Opposition demand for Bill to replace it causes concern for government

The ordinance on crimes against women may lapse as the Opposition is pressing for the Bill that will replace it to be sent to a Standing Committee of Parliament for another look at its provisions, government sources indicated on Tuesday.

Indeed, unless the Criminal Law (Amendment) Bill, 2013 — that will be introduced after the ordinance is laid in Parliament — is passed within six weeks of the first sitting of Parliament (February 21), the ordinance will lapse. Given that the budget session will break for a month, starting March 22, it gives the government, in fact, exactly four rather than six weeks to pass the Bill. If the ordinance lapses, it can be re-promulgated in theory, but only after the budget session ends on May 10 and then one will have to await the monsoon session of Parliament for its passage.

For the UPA government that notified the ordinance with much fanfare as evidence of its sincerity to deal with crimes against women — an issue that had seen social protests across the country following the horrendous sexual assault of a 23-year-old paramedical student in Delhi last December — the Opposition stand is causing concern. The government, Congress sources say, sees it as yet another effort by the Opposition to block its efforts to do something positive. They point out that the Opposition parties which helped the government to pass the Lokpal Bill in the Lok Sabha inexplicably blocked it in the Rajya Sabha.

With the Parliament session commencing on Thursday, the government would like to get the Lokpal Bill passed now that the select committee to which it was sent has given its report. But government sources say the Opposition still appears to have its reservations about the bill.

Politically, the passage of the Criminal Law (Amendment) Bill, 2013 and the Lokpal Bill are very important for the UPA government, with a string of Assembly elections scheduled for this year and the general elections in 2014. It would help it send a message that it means business, especially to the urban electorate.
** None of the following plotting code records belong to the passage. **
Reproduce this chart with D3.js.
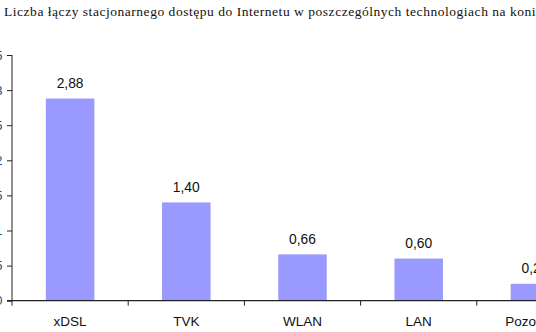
<!DOCTYPE html>
<html>
<head>
<meta charset="utf-8">
<script src="https://cdn.jsdelivr.net/npm/d3@7"></script>
<style>
  html, body { margin: 0; padding: 0; background: #fff; overflow: hidden; }
  svg { display: block; }
</style>
</head>
<body>
<svg id="chart" width="536" height="332"></svg>
<script>
// Fixed-line Internet connections by technology (millions)
const categories = ["xDSL", "TVK", "WLAN", "LAN", "Pozostałe"];
const values = [2.88, 1.40, 0.66, 0.60, 0.24];
const valueLabels = ["2,88", "1,40", "0,66", "0,60", "0,24"];
const yTicks = [0, 0.5, 1, 1.5, 2, 2.5, 3, 3.5];
const yTickLabels = ["0", "0,5", "1", "1,5", "2", "2,5", "3", "3,5"];
const title = "Liczba łączy stacjonarnego dostępu do Internetu w poszczególnych technologiach na koniec 2007 r.";

const svg = d3.select("#chart");
const plotLeft = 12, plotBottom = 300.7, plotTop = 55;
const band = 116.2;

const x = d3.scaleBand()
  .domain(categories)
  .range([plotLeft, plotLeft + band * categories.length])
  .paddingInner(0.5826)
  .paddingOuter(0.2913);

const y = d3.scaleLinear()
  .domain([0, 3.5])
  .range([plotBottom, plotTop]);

// Title
svg.append("text")
  .attr("x", 4).attr("y", 16)
  .attr("font-family", "Liberation Serif, Times New Roman, serif")
  .attr("font-size", 13.5)
  .attr("letter-spacing", 0.53)
  .attr("fill", "#111")
  .text(title);

// Bars
svg.append("g").selectAll("rect")
  .data(values)
  .join("rect")
  .attr("x", (d, i) => x(categories[i]))
  .attr("width", x.bandwidth())
  .attr("y", d => y(d))
  .attr("height", d => plotBottom - y(d))
  .attr("fill", "#9999FF");

// Value labels
svg.append("g").selectAll("text")
  .data(values)
  .join("text")
  .attr("x", (d, i) => x(categories[i]) + x.bandwidth() / 2)
  .attr("y", d => y(d) - 10.5)
  .attr("text-anchor", "middle")
  .attr("font-family", "Liberation Sans, Arial, sans-serif")
  .attr("font-size", 13.8)
  .attr("fill", "#111")
  .text((d, i) => valueLabels[i]);

// Y axis
const yAxis = d3.axisLeft(y)
  .tickValues(yTicks)
  .tickSize(5)
  .tickPadding(4.6)
  .tickFormat((d, i) => yTickLabels[i]);
const gy = svg.append("g")
  .attr("transform", `translate(${plotLeft},0)`)
  .call(yAxis);
gy.select(".domain").attr("stroke", "#222").attr("d", `M0,${plotTop}V${plotBottom}`);
gy.selectAll(".tick line").attr("stroke", "#222");
gy.selectAll(".tick text")
  .attr("font-family", "Liberation Sans, Arial, sans-serif")
  .attr("font-size", 13)
  .attr("fill", "#3a4a6a");

// X axis: ticks mark the boundaries between categories
const boundaries = categories.map(c => x(c) - x.step() * x.paddingOuter());
const gx = svg.append("g").attr("transform", `translate(0,${plotBottom})`);
gx.append("line")
  .attr("x1", plotLeft - 5).attr("x2", 536)
  .attr("stroke", "#222").attr("stroke-width", 1.2);
gx.selectAll("line.sep")
  .data(boundaries)
  .join("line")
  .attr("class", "sep")
  .attr("x1", d => d).attr("x2", d => d)
  .attr("y1", 0).attr("y2", 5)
  .attr("stroke", "#222");
gx.selectAll("text")
  .data(categories)
  .join("text")
  .attr("x", d => x(d) + x.bandwidth() / 2)
  .attr("y", 25.5)
  .attr("text-anchor", "middle")
  .attr("font-family", "Liberation Sans, Arial, sans-serif")
  .attr("font-size", 13.5)
  .attr("fill", "#111")
  .text(d => d);
</script>
</body>
</html>
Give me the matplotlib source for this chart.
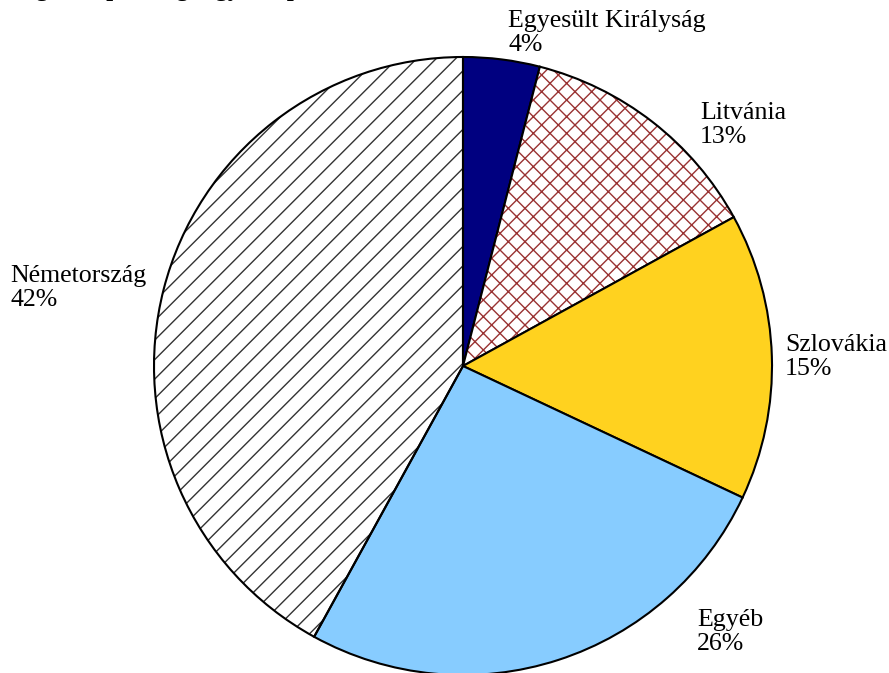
import matplotlib
matplotlib.use("Agg")
import numpy as np
import matplotlib.pyplot as plt
from matplotlib.colors import to_rgba

plt.rcParams['font.family'] = ['Liberation Serif', 'DejaVu Serif']
plt.rcParams['hatch.linewidth'] = 1.0

# data
countries = ['Egyesült Királyság', 'Litvánia', 'Szlovákia', 'Egyéb', 'Németország']
shares = [4, 13, 15, 26, 42]

colors = ['#000080', 'white', '#FFD21F', '#87CCFF', 'white']
hatches = [None, 'xx', None, None, 'diag']
hatch_colors = ['black', '#993333', 'black', 'black', '#333333']

# pie centre / radius in pixels of the 889x673 picture
W, H = 889, 673
cx, cy, R = 463, 366, 309

fig = plt.figure(figsize=(W / 100, H / 100), dpi=100)
ax = fig.add_axes([0, 0, 1, 1])

wedges, _ = ax.pie(shares, startangle=90, counterclock=False, colors=colors,
                   radius=1.0, center=(0, 0),
                   wedgeprops=dict(edgecolor='black', linewidth=1.5, zorder=1))
for w, h, hc in zip(wedges, hatches, hatch_colors):
    w.set_edgecolor('black')
    if h == 'diag':
        # wider diagonal hatch than matplotlib's '/' allows, clipped to the wedge
        step = 19.5 / R
        for c in np.arange(-2.2, 2.2, step):
            ln, = ax.plot([-1.2, 1.2], [-1.2 + c, 1.2 + c], color=hc, lw=1.0, zorder=0.5)
            ln.set_clip_path(w)
        w.set_facecolor('none')
        w.set_zorder(1)
    elif h:
        w.set_hatch(h)
        if hasattr(w, 'set_hatchcolor'):
            w.set_hatchcolor(hc)
        else:
            w._hatch_color = to_rgba(hc)

ax.set_aspect('auto')
ax.set_xlim(-cx / R, (W - cx) / R)
ax.set_ylim(-(H - cy) / R, cy / R)
ax.axis('off')

# label positions (left edge, middle of block) in pie units
label_pos = [(0.146, 1.078), (0.767, 0.78), (1.042, 0.029), (0.757, -0.861), (-1.466, 0.252)]
for name, s, (lx, ly) in zip(countries, shares, label_pos):
    ax.text(lx, ly, f'{name}\n{s}%', ha='left', va='center', fontsize=18.6,
            linespacing=1.1)

# title, cut off by the top edge
fig.text(0.02, 1.0 + 4 / H, 'Agrárexport legnagyobb piacai 2009-ben', ha='left',
         va='baseline', fontsize=18, fontweight='bold')

fig.savefig('out.png', dpi=100)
Meanwhile, Parliamentary Affairs Minister Kamal Nath urged all political parties to ensure that Parliament functions smoothly, assuring them that the government is prepared to discuss any issue that they want to — whether it is the controversial AgustaWestland helicopter deal, the execution of Afzal Guru the prime accused in the attack on Parliament, rising prices, the Land Acquisition Bill or the Food Security Bill.

“I urged all parties that members come not to obstruct Parliament but to ensure it works,” Mr. Kamal Nath said after a meeting on Tuesday with the Chief Whips of all the parties. “Our effort,” he said, “will be to find convergence... we have a lot of business at hand and there is time constraint... We hope to do substantial business in the session.” However, he made it clear that the government did not intend to ask Rajya Sabha Deputy chairperson P.J. Kurien to step down, following a demand from the Opposition parties: he stressed that Mr. Kurien had been exonerated by the courts in the 17-year-old Suryanelli gang rape case.

The government has listed around 71 Bills for introduction and passage, but it will focus on three ordinances, including the one on crimes against women, and the 13 items listed under financial business. The other two ordinances are the Securities and Exchange of Board of India (Amendment) Ordinance, 2013 and the Readjustment of Representation of Scheduled Castes and Scheduled Tribes in Parliamentary and Assembly Constituencies Ordinance, 2013. “The motion of thanks on the President's address, the general budget, the railway budget and the Jharkhand budget have to be passed on a priority basis,” Mr. Kamal Nath said.